The introduction to each Vision is evidently written with elaborate care, and exquisitely polished--"ne quid possit per leve morari," and scene follows scene, painted in words which present them most vividly before one's eyes, whilst the force and liveliness of his diction sustain unflagging interest throughout. The reader is carried onward as much by the rhythmic flow of language and the perfect balance of sentences, as by the vivacity of the narrative and by the reality with which Ellis Wynne invests his adventures and the characters he depicts. The terrible situations in which we find the Bard, as the drama unfolds, betoken not only a powerful imagination, but also an intensity of feeling which enabled him to realise the conceptions of such imagination. We follow the Bard and his heavenly guide through all their perils with breathless attention; the demons and the damned he so clothes with flesh and blood that our hatred or our sympathy is instantly stirred; his World is palpitating with life, his Hell, with its gloom and glare, is an awful, haunting dream. But besides being the possessor of a vivid imagination, Ellis Wynne was endowed with a capacity for transmitting his own experience in a picturesque and life-like manner. The various descriptions of scenes, such as Shrewsbury fair, the parson's revelry and the deserted mansions; of natural scenery, as in the beginning of the first and last Visions; of personages, such as the portly alderman, and the young lord and his retinue, all are evidently drawn from the Author's own experience. He was also gifted with a lively sense of humor, which here and there relieves the pervading gloom so naturally associated with the subject of his Visions. The humorous and the severe, the grotesque and the sublime, the tender and the terrible, are alike portrayed by a master hand.

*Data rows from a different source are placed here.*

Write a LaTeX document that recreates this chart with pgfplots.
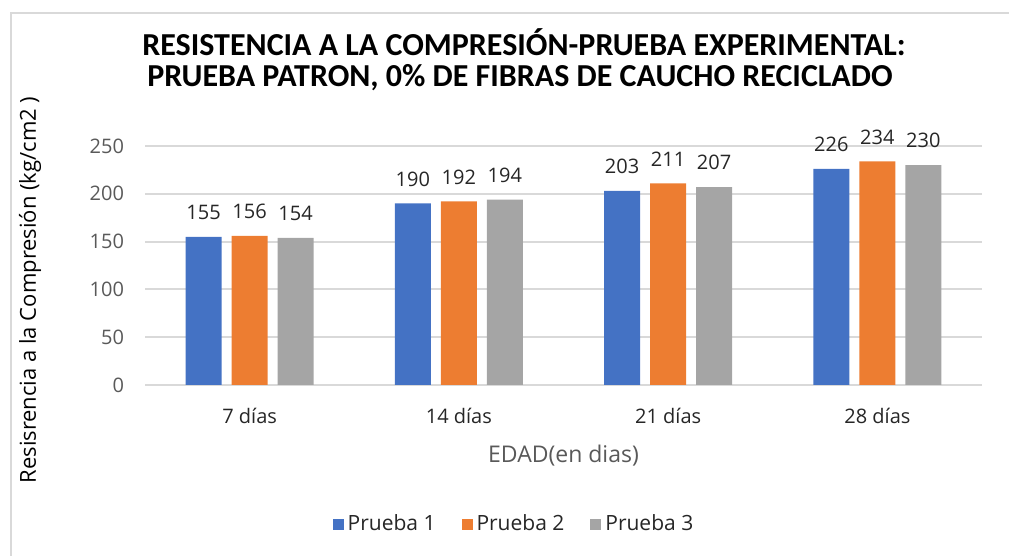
\documentclass[border=0pt]{standalone}
\usepackage{pgfplots}
\pgfplotsset{compat=1.18}
\usepackage{fontspec}
\setmainfont{Open Sans}
\newfontfamily\ttlfont{Carlito}
\definecolor{c1}{HTML}{4472C4}
\definecolor{c2}{HTML}{ED7D31}
\definecolor{c3}{HTML}{A5A5A5}
\definecolor{tk}{HTML}{595959}
\definecolor{dk}{HTML}{262626}
\definecolor{frm}{HTML}{D9D9D9}
\begin{document}
\begin{tikzpicture}[x=0.5bp,y=0.5bp]
\path[use as bounding box] (0,0) rectangle (1009,556);
\draw[frm, line width=1bp] (11,0) -- (11,543) -- (1009,543);
\node[font=\ttlfont\bfseries\fontsize{16bp}{18bp}\selectfont, text=black] at (524,514) {RESISTENCIA A LA COMPRESIÓN-PRUEBA EXPERIMENTAL:};
\node[font=\ttlfont\bfseries\fontsize{16bp}{18bp}\selectfont, text=black] at (520,478) {PRUEBA PATRON, 0\% DE FIBRAS DE CAUCHO RECICLADO};
\node[rotate=90, font=\fontsize{11bp}{13bp}\selectfont, text=black] at (30,266) {Resisrencia a la Compresión (kg/cm2 )};
\begin{axis}[
  at={(72.5bp,85.5bp)}, anchor=south west,
  scale only axis, width=418.5bp, height=119.5bp,
  xmin=-0.5, xmax=3.5, ymin=0, ymax=250,
  ybar=5bp, bar width=18bp,
  xtick={0,1,2,3}, xticklabels={7 días,14 días,21 días,28 días},
  ytick={0,50,100,150,200,250},
  /pgf/number format/assume math mode=true,
  major tick length=0pt,
  axis line style={draw=none},
  ymajorgrids, grid style={color=frm, line width=1bp},
  tick label style={font=\fontsize{10bp}{12bp}\selectfont},
  yticklabel style={text=tk, xshift=-7bp},
  xticklabel style={text=dk, yshift=-8bp},
  xlabel={EDAD(en dias)},
  xlabel style={text=tk, font=\fontsize{11.5bp}{13bp}\selectfont, yshift=-4bp},
  nodes near coords,
  every node near coord/.append style={font=\fontsize{10bp}{12bp}\selectfont, text=dk, yshift=5bp},
  legend columns=3,
  legend style={at={(0.442,-0.582)}, anchor=center, draw=none, font=\fontsize{10.5bp}{12bp}\selectfont, text=dk,
    /tikz/every even column/.append style={column sep=11bp}},
  legend image code/.code={\fill[#1] (0bp,-2.75bp) rectangle (5.5bp,2.75bp);},
]
\addplot[fill=c1, draw=none] coordinates {(0,155) (1,190) (2,203) (3,226)};
\addplot[fill=c2, draw=none] coordinates {(0,156) (1,192) (2,211) (3,234)};
\addplot[fill=c3, draw=none] coordinates {(0,154) (1,194) (2,207) (3,230)};
\legend{Prueba 1, Prueba 2, Prueba 3}
\end{axis}
\end{tikzpicture}
\end{document}
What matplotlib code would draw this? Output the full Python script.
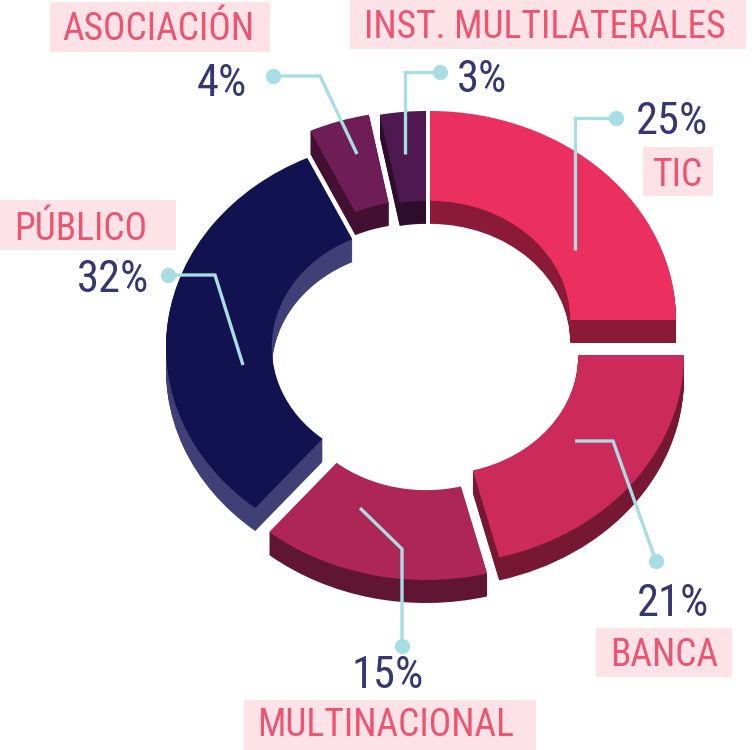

The leading feature of the Visions, namely the personal element which the Author infuses into the recital of his distant travels, brings the reader into a closer contact with the tale and gives continuity to the whole work, some parts of which would otherwise appear disconnected. This telling of the tale in propria persona with a guide of shadowy or celestial nature who points out what the Bard is to see, and explains to him the mystery of the things around him, is a method frequently adopted by poets of all times. Dante is the best known instance, perhaps; but we find the method employed in Welsh, as in "The Dream of Paul, the Apostle," where Paul is led by Michael to view the punishments of Hell (vide Iolo MSS.). Ellis Wynne was probably acquainted with Vergil and Dante, and adopted the idea of supernatural guidance from them; in fact, apart from this, we meet with several passages which are eminently reminiscent of both these great poets.
But now, casting aside mere speculation, we come face to face with the indisputable fact that Ellis Wynne is to a considerable degree indebted to the Dreams of Gomez de Quevedo y Villegas, a voluminous Spanish author who flourished in the early part of the 17th century. In 1668, Sir Roger L'Estrange published his translation into English of the Dreams, which immediately became very popular. Quevedo has his Visions of the World, of Death and her (sic) Empire, and of Hell; the same characters are delineated in both, the same classes satirized, the same punishments meted out. We read in both works of the catchpoles and wranglers, the pompous knights and lying knaves--in fine, we cannot possibly come to any other conclusion than that Ellis Wynne has "read, marked and inwardly digested" L'Estrange's translation of Quevedo's Dreams. But admitting so much, the Bardd Cwsc still remains a purely Welsh classic; whatever in name and incident Ellis Wynne has borrowed from the Spaniard he has dressed up in Welsh home-spun, leaving little or nothing indicative of foreign influence. The sins he preached against, the sinners he condemned, were, he knew too well, indigenous to Welsh and Spanish soil. George Borrow sums up his comments upon the two authors in the following words: "Upon the whole, the Cymric work is superior to the Spanish; there is more unity of purpose in it, and it is far less encumbered with useless matter."
The implication contained in the foregoing remarks of Borrow--that the Bardd Cwsc is encumbered to a certain degree with useless matter, is no doubt well founded. There is a tendency to dwell inordinately upon the horrible, more particularly in the Vision of Hell; a tiring sameness in the descriptive passages, an occasional lapse from the tragic to the ludicrous, and an intrusion of the common-place in the midst of a speech or a scene, marring the dignity of the one and the beauty of the other.